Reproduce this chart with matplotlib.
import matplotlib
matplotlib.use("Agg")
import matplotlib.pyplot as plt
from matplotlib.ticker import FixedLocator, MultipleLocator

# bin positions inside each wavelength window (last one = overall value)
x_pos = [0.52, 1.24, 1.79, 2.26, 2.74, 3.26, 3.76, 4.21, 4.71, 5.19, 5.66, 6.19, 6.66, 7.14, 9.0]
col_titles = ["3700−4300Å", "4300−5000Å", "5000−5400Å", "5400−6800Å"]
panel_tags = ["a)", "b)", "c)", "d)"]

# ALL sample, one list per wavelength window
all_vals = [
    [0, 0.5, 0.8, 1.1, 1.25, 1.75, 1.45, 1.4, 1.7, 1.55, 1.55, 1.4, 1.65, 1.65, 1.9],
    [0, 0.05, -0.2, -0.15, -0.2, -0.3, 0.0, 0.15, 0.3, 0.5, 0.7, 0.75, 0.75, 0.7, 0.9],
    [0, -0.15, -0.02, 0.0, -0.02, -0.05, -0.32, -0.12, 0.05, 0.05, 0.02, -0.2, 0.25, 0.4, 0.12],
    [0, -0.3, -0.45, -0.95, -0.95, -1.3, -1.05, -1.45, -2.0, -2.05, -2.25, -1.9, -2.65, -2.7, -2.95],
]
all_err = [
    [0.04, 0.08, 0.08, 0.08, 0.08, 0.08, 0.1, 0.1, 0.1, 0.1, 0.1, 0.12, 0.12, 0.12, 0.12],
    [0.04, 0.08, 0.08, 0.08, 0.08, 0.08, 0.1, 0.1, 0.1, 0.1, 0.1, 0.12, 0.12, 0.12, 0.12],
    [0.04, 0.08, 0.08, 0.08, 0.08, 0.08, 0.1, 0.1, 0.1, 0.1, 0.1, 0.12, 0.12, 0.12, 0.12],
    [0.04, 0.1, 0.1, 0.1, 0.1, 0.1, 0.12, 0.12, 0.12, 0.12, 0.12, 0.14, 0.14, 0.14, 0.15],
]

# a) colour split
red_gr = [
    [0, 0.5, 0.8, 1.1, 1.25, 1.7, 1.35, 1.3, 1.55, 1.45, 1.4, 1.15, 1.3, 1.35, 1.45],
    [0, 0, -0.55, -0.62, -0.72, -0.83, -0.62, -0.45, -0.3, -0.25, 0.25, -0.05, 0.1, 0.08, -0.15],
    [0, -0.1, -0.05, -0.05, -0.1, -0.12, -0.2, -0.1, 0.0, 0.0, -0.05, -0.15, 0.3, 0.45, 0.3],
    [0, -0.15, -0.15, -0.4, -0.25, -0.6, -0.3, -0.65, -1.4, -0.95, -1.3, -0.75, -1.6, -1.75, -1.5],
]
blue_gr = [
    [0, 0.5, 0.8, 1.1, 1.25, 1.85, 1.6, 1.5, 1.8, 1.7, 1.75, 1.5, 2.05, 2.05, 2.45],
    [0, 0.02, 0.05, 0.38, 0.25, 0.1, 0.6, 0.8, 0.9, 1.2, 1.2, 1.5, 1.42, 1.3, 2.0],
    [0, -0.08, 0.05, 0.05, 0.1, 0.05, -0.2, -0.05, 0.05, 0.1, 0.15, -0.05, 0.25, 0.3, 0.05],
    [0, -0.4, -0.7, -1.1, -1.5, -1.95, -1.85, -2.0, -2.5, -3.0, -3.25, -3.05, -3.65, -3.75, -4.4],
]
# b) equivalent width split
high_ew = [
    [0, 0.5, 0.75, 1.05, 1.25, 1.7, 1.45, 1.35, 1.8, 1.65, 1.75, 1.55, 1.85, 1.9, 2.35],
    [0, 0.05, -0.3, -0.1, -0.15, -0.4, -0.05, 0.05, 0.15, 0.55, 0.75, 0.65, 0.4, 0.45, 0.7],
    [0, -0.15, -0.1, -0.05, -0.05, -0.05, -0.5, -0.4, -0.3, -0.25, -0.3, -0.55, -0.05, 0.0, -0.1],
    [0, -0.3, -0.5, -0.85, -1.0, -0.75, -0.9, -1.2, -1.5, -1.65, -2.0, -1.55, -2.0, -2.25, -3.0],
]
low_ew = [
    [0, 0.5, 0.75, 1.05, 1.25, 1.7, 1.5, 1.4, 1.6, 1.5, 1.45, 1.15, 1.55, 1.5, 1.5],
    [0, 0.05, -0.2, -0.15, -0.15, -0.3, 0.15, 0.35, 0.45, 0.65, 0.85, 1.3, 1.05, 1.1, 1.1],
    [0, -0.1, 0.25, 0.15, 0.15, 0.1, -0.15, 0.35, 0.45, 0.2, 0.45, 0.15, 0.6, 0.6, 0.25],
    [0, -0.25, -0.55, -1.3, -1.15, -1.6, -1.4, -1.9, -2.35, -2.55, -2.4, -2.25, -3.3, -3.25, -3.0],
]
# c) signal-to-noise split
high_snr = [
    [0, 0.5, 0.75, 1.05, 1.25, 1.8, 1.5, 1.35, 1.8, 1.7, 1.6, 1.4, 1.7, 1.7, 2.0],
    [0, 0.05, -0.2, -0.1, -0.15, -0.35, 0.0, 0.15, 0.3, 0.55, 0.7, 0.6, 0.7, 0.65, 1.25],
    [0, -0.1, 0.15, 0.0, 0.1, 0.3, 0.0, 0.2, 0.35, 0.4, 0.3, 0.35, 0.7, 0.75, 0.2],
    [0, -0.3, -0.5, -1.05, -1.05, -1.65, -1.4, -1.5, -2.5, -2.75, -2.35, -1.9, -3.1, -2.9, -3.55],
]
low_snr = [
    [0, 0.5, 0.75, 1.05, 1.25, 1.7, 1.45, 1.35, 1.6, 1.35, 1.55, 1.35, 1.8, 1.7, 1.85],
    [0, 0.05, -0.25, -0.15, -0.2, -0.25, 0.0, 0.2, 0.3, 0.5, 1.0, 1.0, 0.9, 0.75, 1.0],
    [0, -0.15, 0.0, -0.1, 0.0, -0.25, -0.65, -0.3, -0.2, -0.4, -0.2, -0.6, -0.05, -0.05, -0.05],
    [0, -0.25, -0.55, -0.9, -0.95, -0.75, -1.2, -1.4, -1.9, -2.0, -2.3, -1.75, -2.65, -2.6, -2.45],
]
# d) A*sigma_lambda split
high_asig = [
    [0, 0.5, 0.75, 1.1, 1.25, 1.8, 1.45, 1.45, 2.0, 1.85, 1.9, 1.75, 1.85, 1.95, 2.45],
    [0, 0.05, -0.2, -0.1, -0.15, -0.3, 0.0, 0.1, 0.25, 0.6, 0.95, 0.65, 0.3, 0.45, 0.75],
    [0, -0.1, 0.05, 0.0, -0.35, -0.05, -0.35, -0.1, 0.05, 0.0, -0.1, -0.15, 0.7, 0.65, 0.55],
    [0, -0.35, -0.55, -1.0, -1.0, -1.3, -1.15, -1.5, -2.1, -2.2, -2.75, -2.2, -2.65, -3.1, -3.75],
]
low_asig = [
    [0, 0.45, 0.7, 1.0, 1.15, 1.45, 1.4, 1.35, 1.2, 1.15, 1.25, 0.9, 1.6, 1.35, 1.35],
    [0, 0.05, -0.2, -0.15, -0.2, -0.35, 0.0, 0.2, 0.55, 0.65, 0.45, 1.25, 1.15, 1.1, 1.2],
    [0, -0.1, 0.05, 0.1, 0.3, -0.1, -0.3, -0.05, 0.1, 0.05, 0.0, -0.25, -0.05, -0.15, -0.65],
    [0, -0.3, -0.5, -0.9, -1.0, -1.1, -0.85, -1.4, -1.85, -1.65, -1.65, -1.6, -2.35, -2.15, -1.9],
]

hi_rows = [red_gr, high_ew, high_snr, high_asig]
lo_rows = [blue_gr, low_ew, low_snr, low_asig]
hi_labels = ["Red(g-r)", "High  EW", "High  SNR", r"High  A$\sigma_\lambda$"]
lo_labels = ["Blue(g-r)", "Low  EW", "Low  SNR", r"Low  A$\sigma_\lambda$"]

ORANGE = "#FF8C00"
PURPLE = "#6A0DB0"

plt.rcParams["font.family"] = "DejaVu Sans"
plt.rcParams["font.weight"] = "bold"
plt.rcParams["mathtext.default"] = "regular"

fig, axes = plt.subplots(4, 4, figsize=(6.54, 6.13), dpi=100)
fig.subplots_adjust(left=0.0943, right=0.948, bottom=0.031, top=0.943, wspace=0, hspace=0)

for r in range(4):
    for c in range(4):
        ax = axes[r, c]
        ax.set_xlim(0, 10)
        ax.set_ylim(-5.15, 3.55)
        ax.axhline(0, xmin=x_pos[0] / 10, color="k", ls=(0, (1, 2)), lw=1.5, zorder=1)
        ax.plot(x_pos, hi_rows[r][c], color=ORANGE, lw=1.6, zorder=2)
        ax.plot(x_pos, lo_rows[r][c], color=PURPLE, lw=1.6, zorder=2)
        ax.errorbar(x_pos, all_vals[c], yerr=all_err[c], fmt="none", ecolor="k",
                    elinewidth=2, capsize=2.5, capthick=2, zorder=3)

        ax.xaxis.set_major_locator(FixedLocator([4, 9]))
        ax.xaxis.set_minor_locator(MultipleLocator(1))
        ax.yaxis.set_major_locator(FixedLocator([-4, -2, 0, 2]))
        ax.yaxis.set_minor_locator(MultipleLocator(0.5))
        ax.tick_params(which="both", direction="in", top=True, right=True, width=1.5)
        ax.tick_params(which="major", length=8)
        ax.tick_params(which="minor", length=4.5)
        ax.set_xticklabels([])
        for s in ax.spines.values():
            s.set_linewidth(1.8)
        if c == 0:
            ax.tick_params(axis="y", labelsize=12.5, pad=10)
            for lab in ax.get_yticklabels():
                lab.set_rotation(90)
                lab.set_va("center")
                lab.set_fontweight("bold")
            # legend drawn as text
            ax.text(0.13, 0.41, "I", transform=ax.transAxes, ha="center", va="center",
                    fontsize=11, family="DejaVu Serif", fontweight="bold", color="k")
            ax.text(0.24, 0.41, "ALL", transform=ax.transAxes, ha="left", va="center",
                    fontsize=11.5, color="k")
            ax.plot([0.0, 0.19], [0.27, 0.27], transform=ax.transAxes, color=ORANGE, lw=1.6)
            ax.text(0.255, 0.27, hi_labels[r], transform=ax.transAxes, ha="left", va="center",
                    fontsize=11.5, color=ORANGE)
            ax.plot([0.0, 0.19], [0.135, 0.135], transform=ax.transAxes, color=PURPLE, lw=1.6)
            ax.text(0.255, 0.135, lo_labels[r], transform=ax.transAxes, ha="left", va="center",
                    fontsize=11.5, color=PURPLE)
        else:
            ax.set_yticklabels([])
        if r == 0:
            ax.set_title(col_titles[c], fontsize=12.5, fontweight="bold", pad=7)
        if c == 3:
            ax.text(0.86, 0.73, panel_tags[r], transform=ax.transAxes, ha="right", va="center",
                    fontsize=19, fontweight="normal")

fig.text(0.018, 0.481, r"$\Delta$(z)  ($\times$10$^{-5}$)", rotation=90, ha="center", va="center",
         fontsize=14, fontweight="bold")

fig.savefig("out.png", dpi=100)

■ ■ ■ ■

**What you will do**:
Beginning at the first line above, repeat exactly until the line containing "from matplotlib.ticker import", which is included.

**Task response**:
Reproduce this chart with matplotlib.
import matplotlib
matplotlib.use("Agg")
import matplotlib.pyplot as plt
from matplotlib.ticker import FixedLocator, MultipleLocator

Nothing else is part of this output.